__What needs to be done__
Copy exactly, and only, the lines below from the first through the one containing "45, 45, 61];", both included; pictures are omitted.
::::
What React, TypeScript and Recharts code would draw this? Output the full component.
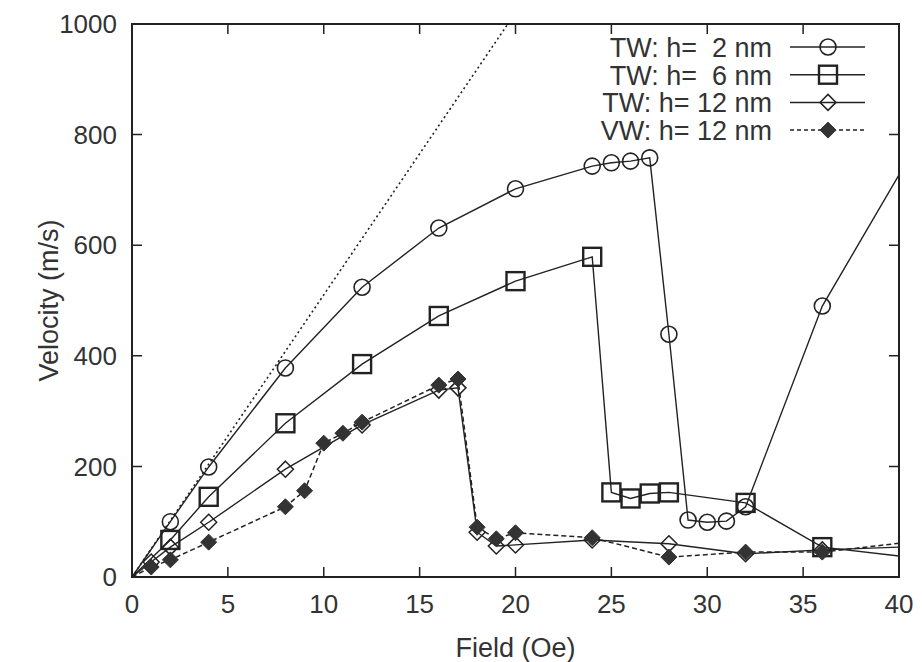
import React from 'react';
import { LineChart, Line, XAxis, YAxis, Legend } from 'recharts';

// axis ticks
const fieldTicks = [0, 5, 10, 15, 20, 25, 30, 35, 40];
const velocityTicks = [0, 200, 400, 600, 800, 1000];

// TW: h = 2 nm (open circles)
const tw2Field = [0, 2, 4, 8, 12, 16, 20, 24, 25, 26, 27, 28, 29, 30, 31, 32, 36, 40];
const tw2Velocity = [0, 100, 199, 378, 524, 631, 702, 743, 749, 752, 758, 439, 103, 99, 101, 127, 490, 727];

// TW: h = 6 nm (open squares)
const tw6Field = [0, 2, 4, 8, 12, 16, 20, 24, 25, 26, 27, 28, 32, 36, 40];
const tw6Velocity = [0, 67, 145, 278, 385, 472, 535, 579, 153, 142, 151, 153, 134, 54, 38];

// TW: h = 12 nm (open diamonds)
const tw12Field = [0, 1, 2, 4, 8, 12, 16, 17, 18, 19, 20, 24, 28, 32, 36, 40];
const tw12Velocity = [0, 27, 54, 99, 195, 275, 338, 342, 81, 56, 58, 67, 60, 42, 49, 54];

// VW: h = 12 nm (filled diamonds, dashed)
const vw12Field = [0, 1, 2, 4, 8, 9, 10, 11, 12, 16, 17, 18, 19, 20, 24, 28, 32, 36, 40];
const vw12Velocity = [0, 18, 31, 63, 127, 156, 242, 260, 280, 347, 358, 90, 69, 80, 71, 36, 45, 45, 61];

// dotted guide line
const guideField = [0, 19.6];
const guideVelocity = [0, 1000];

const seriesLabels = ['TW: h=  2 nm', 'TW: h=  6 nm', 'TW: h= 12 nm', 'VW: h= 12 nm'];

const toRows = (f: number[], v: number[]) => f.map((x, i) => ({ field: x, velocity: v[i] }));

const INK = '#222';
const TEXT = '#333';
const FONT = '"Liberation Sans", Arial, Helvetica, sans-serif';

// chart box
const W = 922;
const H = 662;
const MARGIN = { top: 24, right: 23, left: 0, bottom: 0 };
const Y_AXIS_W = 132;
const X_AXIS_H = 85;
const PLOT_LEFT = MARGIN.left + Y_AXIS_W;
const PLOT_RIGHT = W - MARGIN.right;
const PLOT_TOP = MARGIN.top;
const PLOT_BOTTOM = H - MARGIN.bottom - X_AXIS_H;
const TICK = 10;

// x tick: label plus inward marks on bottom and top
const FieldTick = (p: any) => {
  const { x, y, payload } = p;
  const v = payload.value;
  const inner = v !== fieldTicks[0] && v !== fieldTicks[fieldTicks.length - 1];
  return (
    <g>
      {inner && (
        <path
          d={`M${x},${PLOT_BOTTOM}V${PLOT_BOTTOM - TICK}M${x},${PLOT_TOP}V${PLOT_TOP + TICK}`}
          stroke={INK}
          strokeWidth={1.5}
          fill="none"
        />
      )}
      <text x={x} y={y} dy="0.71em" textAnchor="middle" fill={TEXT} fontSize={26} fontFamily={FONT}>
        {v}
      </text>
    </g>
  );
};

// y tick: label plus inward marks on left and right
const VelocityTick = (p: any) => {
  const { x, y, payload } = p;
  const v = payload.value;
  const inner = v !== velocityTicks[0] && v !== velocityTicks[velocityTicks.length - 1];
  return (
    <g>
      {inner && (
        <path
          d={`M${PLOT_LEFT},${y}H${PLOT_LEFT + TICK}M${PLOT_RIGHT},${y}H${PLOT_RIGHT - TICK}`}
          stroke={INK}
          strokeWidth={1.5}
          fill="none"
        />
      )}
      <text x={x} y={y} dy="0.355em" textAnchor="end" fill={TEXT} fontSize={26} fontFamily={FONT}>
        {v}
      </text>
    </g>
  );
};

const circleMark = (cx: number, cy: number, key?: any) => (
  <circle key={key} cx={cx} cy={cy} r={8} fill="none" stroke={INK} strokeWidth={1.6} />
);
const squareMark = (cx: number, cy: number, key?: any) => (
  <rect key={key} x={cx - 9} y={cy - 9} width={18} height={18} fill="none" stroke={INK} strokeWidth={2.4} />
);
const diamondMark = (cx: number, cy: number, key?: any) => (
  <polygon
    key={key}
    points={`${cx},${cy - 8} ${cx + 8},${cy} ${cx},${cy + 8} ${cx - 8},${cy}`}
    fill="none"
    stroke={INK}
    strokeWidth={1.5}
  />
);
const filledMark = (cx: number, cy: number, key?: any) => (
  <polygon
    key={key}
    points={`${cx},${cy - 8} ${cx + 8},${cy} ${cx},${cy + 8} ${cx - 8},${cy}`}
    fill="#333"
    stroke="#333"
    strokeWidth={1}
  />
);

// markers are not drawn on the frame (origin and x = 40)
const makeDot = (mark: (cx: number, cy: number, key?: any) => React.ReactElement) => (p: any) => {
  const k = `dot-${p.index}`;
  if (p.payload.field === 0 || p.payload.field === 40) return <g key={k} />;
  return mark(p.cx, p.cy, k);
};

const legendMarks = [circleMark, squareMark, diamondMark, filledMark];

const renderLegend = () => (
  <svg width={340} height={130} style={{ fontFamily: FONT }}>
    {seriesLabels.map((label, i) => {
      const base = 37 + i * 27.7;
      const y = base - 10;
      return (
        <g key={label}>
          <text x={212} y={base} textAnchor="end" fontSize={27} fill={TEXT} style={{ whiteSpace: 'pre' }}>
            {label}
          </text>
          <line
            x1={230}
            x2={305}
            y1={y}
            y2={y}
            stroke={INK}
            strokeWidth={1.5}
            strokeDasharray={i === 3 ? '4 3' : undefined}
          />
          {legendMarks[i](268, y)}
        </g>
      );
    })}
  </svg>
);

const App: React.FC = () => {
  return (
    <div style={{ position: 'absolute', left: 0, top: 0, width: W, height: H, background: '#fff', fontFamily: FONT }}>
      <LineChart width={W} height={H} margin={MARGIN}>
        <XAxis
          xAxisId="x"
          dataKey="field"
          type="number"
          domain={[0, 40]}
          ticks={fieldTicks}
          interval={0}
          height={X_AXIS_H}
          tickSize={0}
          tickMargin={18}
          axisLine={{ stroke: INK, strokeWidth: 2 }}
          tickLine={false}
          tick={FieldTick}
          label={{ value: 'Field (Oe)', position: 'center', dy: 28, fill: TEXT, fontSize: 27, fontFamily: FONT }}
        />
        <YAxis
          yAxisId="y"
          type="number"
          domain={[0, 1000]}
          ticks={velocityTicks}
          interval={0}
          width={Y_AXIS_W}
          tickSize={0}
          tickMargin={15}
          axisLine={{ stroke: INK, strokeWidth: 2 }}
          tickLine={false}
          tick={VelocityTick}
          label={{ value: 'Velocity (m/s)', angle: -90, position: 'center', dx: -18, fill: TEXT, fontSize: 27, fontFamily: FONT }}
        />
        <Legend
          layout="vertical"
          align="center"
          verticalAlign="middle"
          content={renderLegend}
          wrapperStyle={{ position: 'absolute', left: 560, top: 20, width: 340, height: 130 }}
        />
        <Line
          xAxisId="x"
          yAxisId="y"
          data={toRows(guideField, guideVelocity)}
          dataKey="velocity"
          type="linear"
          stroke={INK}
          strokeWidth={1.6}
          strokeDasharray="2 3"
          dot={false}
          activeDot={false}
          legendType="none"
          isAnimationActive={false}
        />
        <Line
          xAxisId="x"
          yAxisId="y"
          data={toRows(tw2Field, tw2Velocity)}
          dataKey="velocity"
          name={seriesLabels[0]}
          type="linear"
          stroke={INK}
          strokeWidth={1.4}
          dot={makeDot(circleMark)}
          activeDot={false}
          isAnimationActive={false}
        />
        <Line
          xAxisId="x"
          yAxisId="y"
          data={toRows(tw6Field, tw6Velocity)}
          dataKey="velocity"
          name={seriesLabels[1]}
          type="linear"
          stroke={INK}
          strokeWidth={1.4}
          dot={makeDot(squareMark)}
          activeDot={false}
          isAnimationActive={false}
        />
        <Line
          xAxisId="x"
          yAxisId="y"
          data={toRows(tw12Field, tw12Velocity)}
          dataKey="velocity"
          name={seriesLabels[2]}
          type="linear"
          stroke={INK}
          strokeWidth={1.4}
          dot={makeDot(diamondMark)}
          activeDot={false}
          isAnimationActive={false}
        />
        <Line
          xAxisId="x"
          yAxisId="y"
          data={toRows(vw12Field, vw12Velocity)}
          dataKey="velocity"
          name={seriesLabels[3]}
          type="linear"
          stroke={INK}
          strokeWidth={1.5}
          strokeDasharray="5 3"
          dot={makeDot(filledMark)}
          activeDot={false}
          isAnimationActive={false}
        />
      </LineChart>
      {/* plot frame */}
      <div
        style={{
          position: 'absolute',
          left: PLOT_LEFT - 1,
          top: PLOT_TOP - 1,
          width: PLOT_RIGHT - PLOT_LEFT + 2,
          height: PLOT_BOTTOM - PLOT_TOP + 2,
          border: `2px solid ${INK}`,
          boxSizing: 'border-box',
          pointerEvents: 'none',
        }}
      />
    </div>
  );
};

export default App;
::::
__Written solution__
What React, TypeScript and Recharts code would draw this? Output the full component.
import React from 'react';
import { LineChart, Line, XAxis, YAxis, Legend } from 'recharts';

// axis ticks
const fieldTicks = [0, 5, 10, 15, 20, 25, 30, 35, 40];
const velocityTicks = [0, 200, 400, 600, 800, 1000];

// TW: h = 2 nm (open circles)
const tw2Field = [0, 2, 4, 8, 12, 16, 20, 24, 25, 26, 27, 28, 29, 30, 31, 32, 36, 40];
const tw2Velocity = [0, 100, 199, 378, 524, 631, 702, 743, 749, 752, 758, 439, 103, 99, 101, 127, 490, 727];

// TW: h = 6 nm (open squares)
const tw6Field = [0, 2, 4, 8, 12, 16, 20, 24, 25, 26, 27, 28, 32, 36, 40];
const tw6Velocity = [0, 67, 145, 278, 385, 472, 535, 579, 153, 142, 151, 153, 134, 54, 38];

// TW: h = 12 nm (open diamonds)
const tw12Field = [0, 1, 2, 4, 8, 12, 16, 17, 18, 19, 20, 24, 28, 32, 36, 40];
const tw12Velocity = [0, 27, 54, 99, 195, 275, 338, 342, 81, 56, 58, 67, 60, 42, 49, 54];

// VW: h = 12 nm (filled diamonds, dashed)
const vw12Field = [0, 1, 2, 4, 8, 9, 10, 11, 12, 16, 17, 18, 19, 20, 24, 28, 32, 36, 40];
const vw12Velocity = [0, 18, 31, 63, 127, 156, 242, 260, 280, 347, 358, 90, 69, 80, 71, 36, 45, 45, 61];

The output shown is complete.